>> BEGIN Recorded information

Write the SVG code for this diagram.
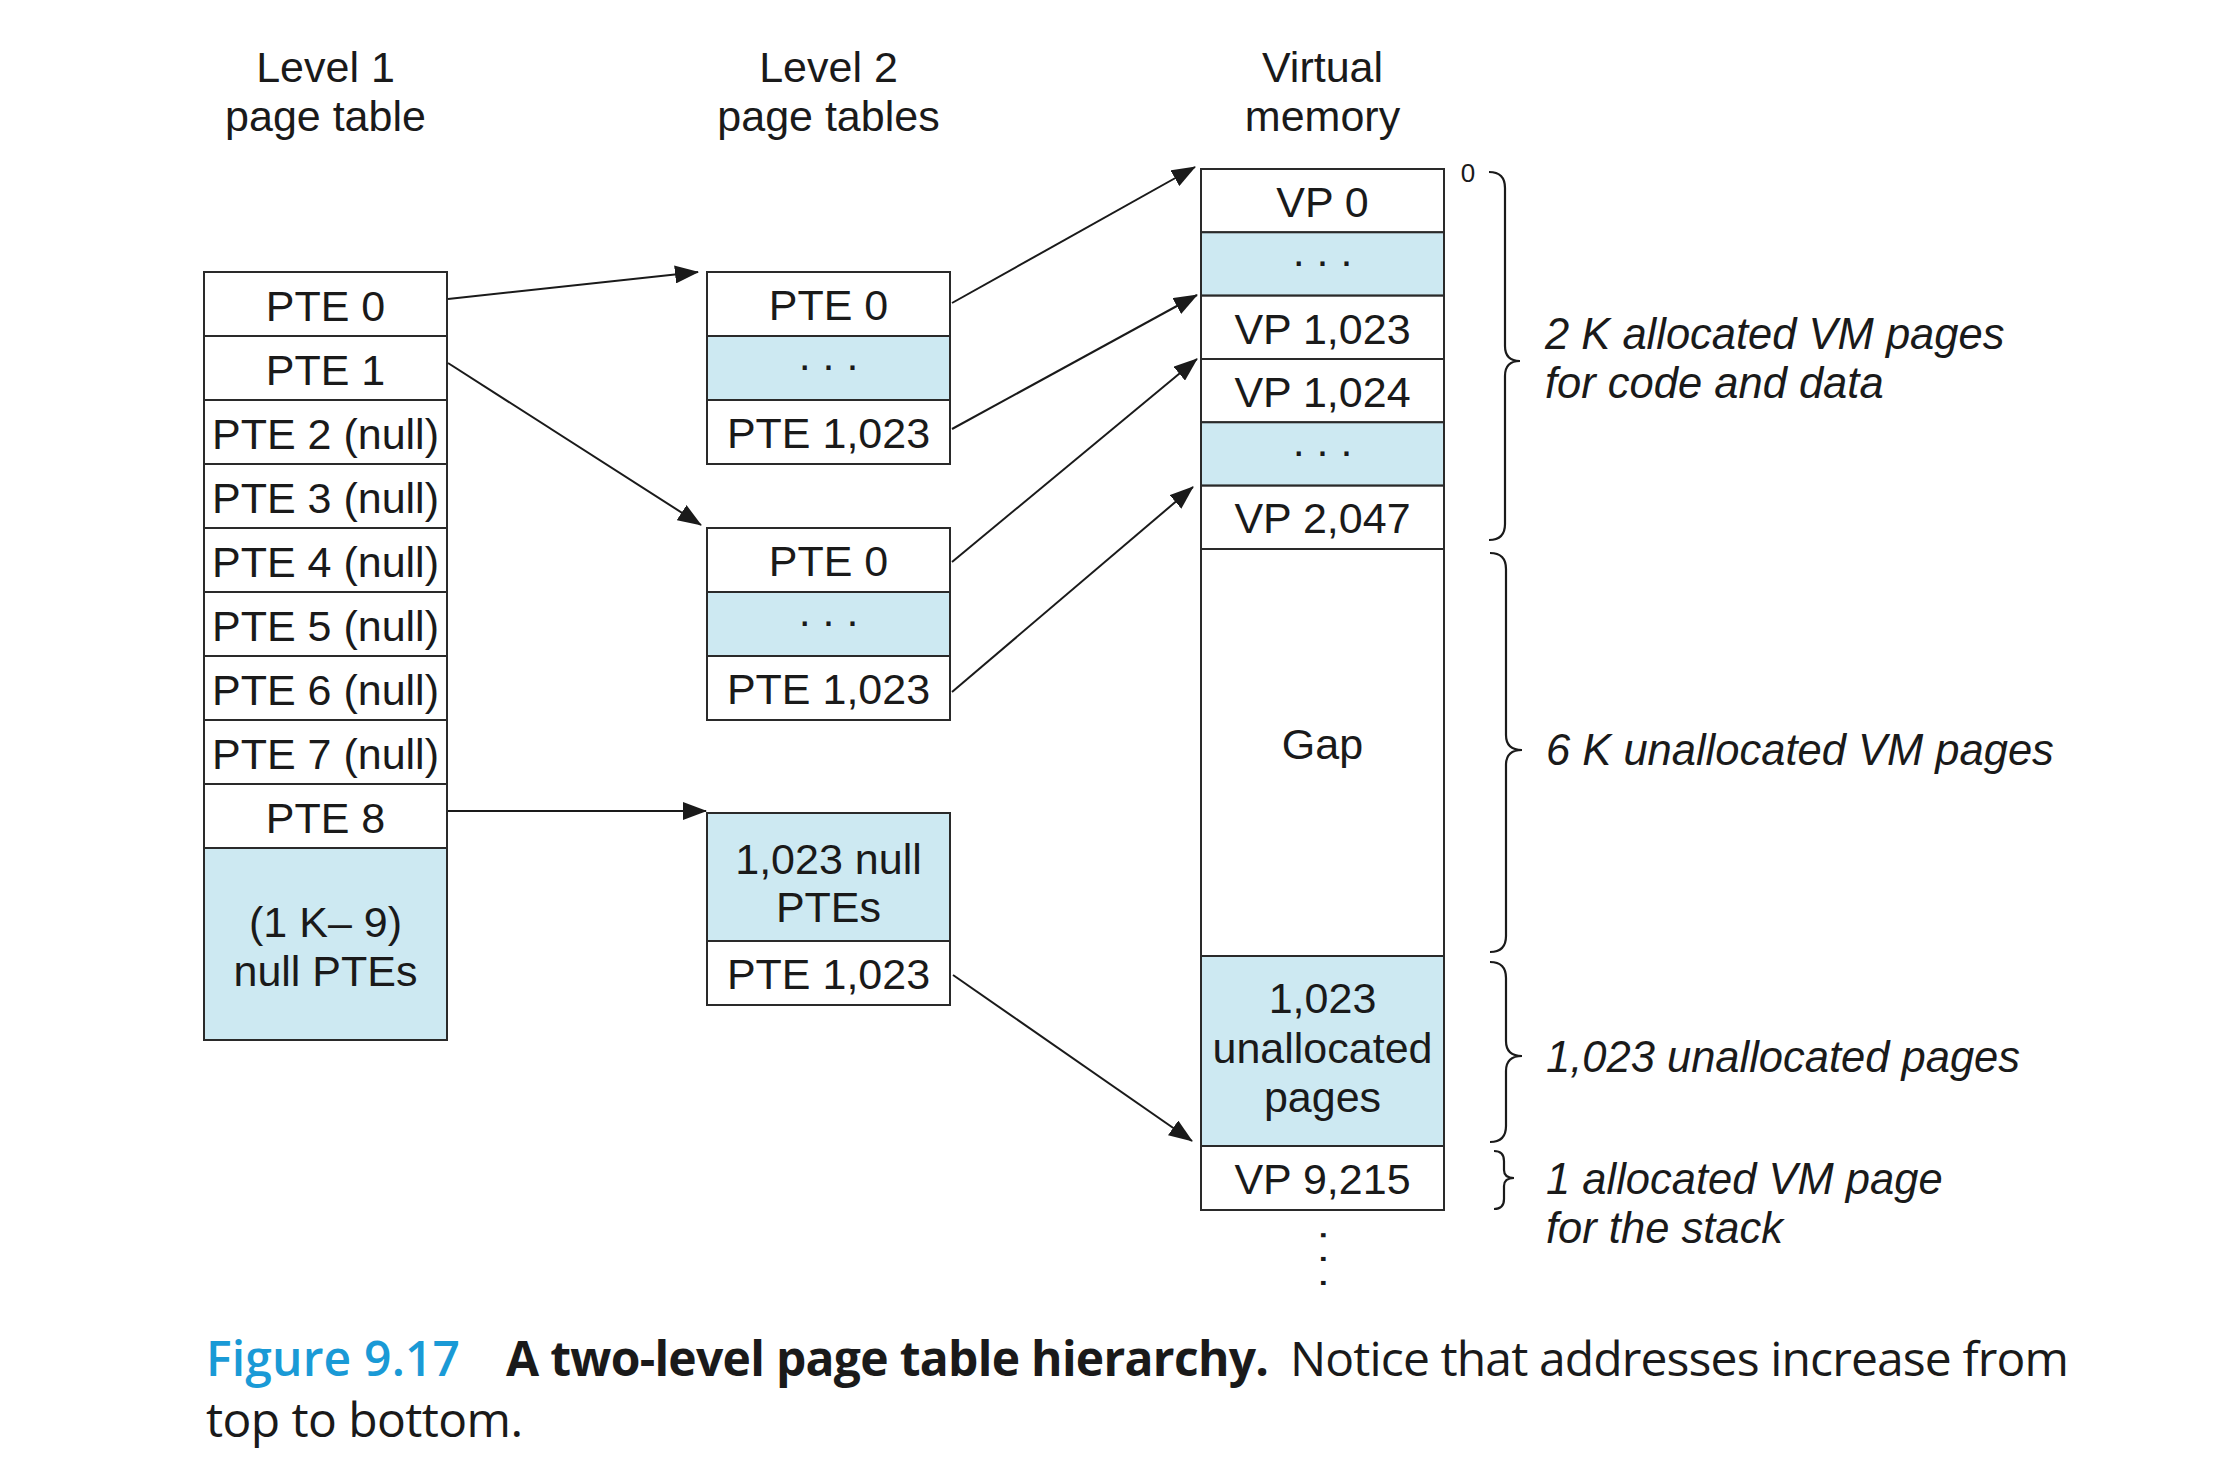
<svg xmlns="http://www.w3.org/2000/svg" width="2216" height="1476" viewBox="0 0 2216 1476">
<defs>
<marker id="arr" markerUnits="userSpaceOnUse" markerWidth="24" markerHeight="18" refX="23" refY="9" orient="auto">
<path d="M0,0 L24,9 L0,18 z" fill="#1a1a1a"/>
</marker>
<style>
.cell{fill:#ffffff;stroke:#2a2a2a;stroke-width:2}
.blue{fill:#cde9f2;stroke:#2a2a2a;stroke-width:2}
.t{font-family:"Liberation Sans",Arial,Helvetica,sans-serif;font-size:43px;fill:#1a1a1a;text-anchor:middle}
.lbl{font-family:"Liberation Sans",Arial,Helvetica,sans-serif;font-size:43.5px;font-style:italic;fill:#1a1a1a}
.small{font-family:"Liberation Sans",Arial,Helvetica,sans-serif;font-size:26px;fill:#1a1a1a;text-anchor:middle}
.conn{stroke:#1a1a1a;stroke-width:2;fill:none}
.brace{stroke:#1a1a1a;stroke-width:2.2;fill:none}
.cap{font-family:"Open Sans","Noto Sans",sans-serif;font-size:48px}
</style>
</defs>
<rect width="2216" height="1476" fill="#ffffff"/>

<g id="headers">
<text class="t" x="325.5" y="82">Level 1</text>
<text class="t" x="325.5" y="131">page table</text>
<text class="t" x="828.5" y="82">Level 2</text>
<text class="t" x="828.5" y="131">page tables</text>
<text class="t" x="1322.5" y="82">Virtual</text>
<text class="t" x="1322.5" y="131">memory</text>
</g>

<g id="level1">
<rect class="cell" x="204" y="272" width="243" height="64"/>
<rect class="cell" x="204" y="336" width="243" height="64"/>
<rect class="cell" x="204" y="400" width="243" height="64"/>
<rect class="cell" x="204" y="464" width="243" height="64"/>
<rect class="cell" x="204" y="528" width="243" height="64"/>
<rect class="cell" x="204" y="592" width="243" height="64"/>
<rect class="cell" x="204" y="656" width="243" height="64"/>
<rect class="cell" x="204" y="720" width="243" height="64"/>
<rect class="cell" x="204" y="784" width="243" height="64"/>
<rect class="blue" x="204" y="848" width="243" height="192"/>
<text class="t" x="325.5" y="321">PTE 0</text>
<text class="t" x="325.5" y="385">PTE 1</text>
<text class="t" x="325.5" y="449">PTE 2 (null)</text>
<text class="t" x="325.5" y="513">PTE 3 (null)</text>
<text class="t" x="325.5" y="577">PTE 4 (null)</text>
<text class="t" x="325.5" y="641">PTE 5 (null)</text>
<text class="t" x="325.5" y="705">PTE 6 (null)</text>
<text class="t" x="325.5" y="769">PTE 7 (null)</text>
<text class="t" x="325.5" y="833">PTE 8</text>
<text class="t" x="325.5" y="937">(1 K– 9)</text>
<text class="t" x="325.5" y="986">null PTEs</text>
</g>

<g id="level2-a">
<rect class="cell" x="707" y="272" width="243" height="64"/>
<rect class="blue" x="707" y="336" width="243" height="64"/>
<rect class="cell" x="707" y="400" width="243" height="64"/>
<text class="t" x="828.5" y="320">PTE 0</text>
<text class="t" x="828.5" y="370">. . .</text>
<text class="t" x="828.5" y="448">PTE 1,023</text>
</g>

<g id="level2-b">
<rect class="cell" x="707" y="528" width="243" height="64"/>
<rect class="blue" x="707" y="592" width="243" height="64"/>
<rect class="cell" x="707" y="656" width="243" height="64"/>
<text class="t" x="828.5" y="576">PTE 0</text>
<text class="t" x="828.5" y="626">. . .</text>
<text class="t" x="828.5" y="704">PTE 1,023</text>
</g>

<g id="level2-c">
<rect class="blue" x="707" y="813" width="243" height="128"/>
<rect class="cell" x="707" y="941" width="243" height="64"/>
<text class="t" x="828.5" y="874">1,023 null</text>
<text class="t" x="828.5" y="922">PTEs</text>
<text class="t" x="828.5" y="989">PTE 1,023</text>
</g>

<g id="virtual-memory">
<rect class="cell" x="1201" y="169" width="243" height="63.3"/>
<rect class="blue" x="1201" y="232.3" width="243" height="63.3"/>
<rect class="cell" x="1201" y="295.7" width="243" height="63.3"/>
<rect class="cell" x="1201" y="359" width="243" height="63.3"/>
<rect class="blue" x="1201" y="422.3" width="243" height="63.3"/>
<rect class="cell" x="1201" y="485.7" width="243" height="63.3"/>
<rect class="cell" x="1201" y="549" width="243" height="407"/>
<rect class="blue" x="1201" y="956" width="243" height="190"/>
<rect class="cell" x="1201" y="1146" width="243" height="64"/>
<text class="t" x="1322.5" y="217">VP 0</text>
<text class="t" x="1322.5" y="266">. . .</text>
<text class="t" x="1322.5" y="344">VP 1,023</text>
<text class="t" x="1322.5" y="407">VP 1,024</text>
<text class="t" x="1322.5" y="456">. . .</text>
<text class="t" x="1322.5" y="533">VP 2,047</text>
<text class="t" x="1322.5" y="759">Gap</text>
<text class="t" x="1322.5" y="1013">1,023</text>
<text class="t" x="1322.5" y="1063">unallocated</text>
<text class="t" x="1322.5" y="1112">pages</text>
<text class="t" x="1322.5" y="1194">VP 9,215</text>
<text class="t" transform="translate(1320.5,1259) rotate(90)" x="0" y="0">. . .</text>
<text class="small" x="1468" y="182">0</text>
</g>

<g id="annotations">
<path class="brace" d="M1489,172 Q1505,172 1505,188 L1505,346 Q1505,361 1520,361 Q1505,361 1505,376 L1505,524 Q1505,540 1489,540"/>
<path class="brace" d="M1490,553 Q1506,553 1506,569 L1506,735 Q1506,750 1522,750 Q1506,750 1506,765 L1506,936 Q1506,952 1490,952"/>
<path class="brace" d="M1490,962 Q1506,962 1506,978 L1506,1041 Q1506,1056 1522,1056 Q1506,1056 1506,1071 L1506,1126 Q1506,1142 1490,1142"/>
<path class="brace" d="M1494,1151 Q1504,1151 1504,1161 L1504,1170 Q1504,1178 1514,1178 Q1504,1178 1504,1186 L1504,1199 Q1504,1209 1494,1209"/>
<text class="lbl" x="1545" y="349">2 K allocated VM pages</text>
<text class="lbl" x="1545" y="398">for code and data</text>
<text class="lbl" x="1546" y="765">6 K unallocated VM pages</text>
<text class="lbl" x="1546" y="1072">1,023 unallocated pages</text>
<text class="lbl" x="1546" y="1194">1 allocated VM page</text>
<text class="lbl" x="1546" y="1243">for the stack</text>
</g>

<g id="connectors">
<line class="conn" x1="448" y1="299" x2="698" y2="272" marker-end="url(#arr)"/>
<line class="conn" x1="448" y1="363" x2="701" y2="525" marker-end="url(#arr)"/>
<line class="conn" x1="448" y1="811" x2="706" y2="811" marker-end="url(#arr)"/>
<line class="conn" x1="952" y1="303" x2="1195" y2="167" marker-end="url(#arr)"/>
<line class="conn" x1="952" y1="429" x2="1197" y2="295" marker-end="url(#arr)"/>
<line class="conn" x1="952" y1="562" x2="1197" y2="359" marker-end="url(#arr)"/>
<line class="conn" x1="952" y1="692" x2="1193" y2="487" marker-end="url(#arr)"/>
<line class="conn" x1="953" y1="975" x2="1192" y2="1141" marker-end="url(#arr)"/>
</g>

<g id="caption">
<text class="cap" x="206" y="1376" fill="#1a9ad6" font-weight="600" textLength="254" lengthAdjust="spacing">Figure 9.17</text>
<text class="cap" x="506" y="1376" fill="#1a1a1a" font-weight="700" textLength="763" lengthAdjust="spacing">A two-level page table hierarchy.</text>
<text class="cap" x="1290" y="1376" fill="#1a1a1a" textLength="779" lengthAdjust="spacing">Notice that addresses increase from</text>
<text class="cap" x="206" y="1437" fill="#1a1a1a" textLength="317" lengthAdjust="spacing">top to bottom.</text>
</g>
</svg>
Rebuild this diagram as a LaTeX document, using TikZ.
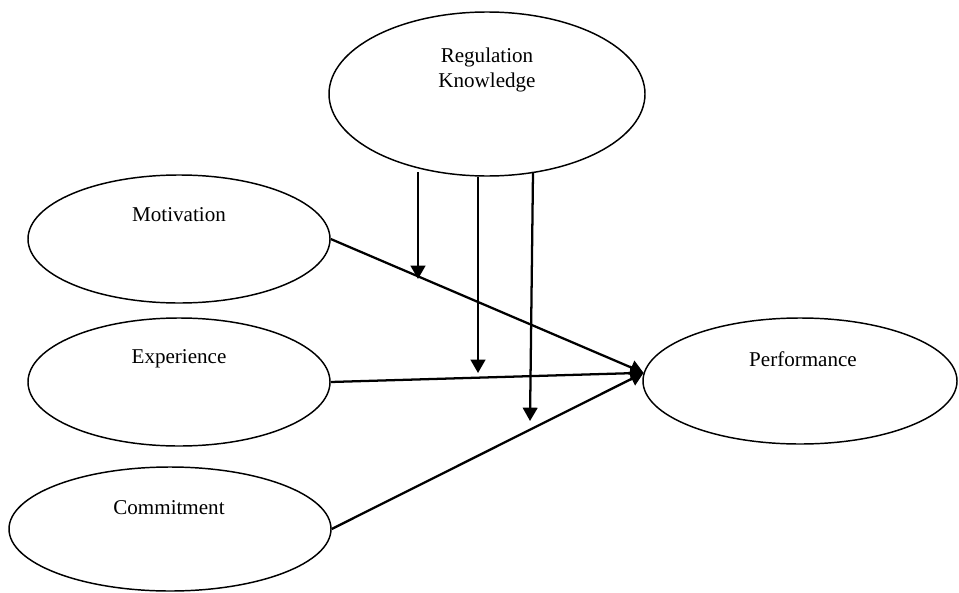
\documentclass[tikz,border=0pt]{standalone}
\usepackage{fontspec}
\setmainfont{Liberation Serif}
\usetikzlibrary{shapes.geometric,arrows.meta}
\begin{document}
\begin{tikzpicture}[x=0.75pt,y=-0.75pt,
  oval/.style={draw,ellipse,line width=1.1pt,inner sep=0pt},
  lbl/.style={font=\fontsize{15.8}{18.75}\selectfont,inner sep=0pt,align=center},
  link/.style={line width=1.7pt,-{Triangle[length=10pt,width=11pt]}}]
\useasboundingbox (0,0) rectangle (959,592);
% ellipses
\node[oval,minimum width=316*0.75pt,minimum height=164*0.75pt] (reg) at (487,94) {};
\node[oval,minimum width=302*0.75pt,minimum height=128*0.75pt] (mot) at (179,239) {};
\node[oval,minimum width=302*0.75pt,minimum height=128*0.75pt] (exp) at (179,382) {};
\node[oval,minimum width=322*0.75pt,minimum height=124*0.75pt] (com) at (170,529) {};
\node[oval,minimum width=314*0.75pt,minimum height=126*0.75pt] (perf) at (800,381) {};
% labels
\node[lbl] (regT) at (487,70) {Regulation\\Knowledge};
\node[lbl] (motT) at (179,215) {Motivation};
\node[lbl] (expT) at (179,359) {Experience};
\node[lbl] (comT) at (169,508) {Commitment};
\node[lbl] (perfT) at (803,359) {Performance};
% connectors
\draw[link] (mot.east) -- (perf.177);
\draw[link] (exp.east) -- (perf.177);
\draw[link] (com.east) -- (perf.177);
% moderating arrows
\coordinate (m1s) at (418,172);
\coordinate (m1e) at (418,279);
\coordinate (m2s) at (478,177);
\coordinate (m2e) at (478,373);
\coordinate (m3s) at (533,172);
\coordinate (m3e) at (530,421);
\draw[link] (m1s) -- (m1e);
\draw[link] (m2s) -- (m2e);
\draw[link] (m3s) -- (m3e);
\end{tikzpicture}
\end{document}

>> END Recorded information

Your answer should be a single number: the count of lines that contain "diagram".

2